The relevant part for key rotation are two of the three things that are attached to combined_wallet at its right side, in the picture: receive and change. We call them ‘wallet endpoints’. Only the receive and change endpoints are required, but you can add more: in this example, a donation address have its own named compartment.

You can handle funds in the wallet as a whole: get balance on it and spend from it, but before you can get an address from the wallet, you need to configure the receive endpoint, to specify a compartment from where the address will come from. Same for change: when order-processor creates a transaction for the outgoing payment order from that wallet, it needs to know where to send the change.

How this can be used to facilitate key rotation ?

Let’s say your initial 2of3 config is becoming old, and you think it would be a good idea to change the keys.

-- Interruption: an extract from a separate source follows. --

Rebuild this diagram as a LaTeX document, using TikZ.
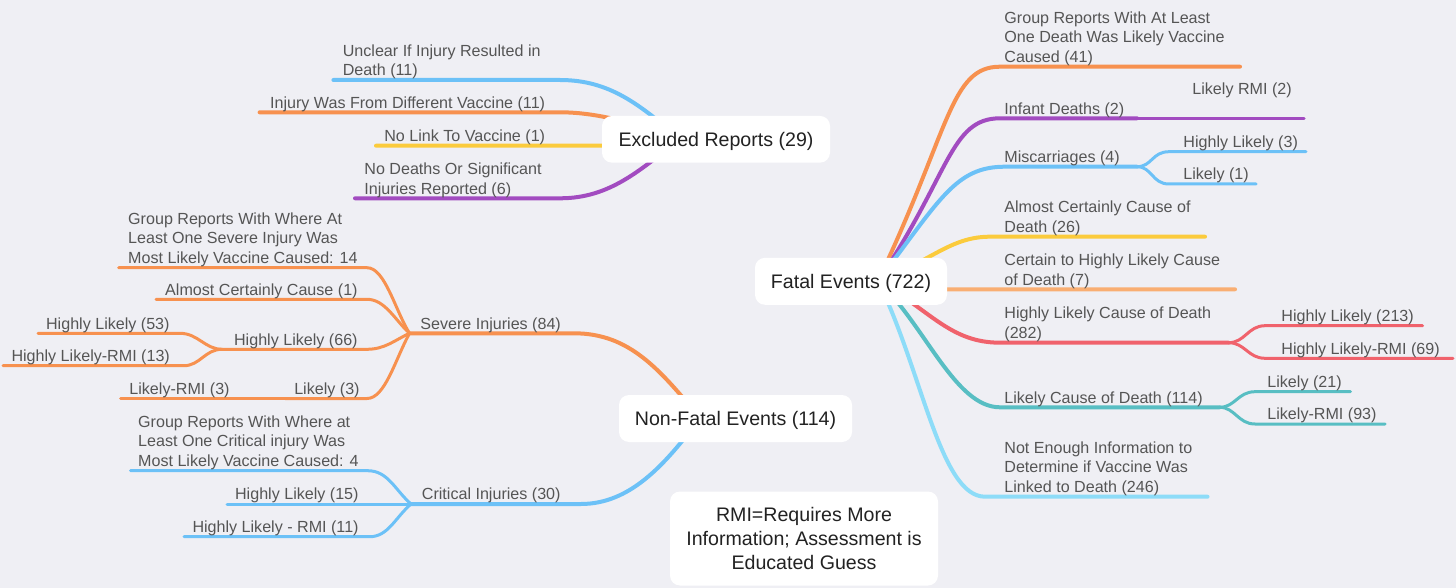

You create another configuration — let’s call it 3of5_new, with different keys. You then define BIP44-derived sequences for it, and assign them to the wallet:

assign('seq://3of5_new/bip44/account/0/internal/.wlt',
'combined_wallet')
assign('seq://3of5_new/bip44/account/0/external/.wlt',
'combined_wallet')

Next, you redefine ‘receive’ and ‘change’ endpoints for the wallet:

assign(‘wlt://combined_wallet/.dst.receive’,
‘seq://3of5_new/bip44/account/0/external’)
assign(‘wlt://combined_wallet/.dst.change’,
‘seq://3of5_new/bip44/account/0/internal’)

Two old sequences are still a part of combined_wallet:

All funds from original 2of3 setup remain the wallet, too, but when you get new address from it, the address comes from 3of5_new’s external chain.

When you create outgoing payment order, order-processor will get destination address for change output from 3of5_new’s internal chain.

This way, as your wallet continue its operation, funds will gradually move from old 2of3 setup to new 3of5 setup, via change outputs. You can set ‘eviction score’ for 2of3 sequences, and funds from them will always be used first for outgoing transaction building — which will result in faster, but still gradual, transition.

As the transition happens along with regular payments, you are only paying network fee that you would be paying anyway, to send these payments.

If you need to move the funds right now, you can always create an order to sweep them:

acc0_balance = balance('seq://2of3/bip44/account/0/*')create('ord://move-obsolete-2of3',
src='seq://2of3/bip44/account/0/*', # all seqs under this path
dst='wlt://combined_wallet',
amount=acc0_balance,
charge_fee='ben', # charge fee from recipient
no_change_output=True) # we are sending whole balance,
# change output is not required

But of course this will create a separate sweeping transaction, and you will be paying current network fee on it.

When you no longer accept funds on the old 2of3 addresses, you can remove these sequences from the wallet, and retire the keys. Or you can leave them attached, with high eviction score. If an occasional payment is sent to these addresses, these coins will be selected for spending first, and the change will be sent to addresses of 3of5_new configuration.

Footnotes:

  1. ^ We use the term ‘sequences’, and not ‘chains’, because you can also have a sequence of addresses not derived from xpriv, but created from randomly-generated keys (maybe you have them from legacy setup, and cannot retire them yet, or you want vanity addresses). Randomly-generated addresses do not depend on one shared extended key, so they are not a ‘chain’.
  2. ^ The named ‘2of3’ and ‘3of5_new’ configurations are an example of what we call a ‘sequence base’ —it specifies what private keys participate in controlling the funds, how they participate, what address formats will be used, etc. If some of the participating keys are HD keys, then multiple sequences can be created on top of the sequence base, with different HD derivation paths.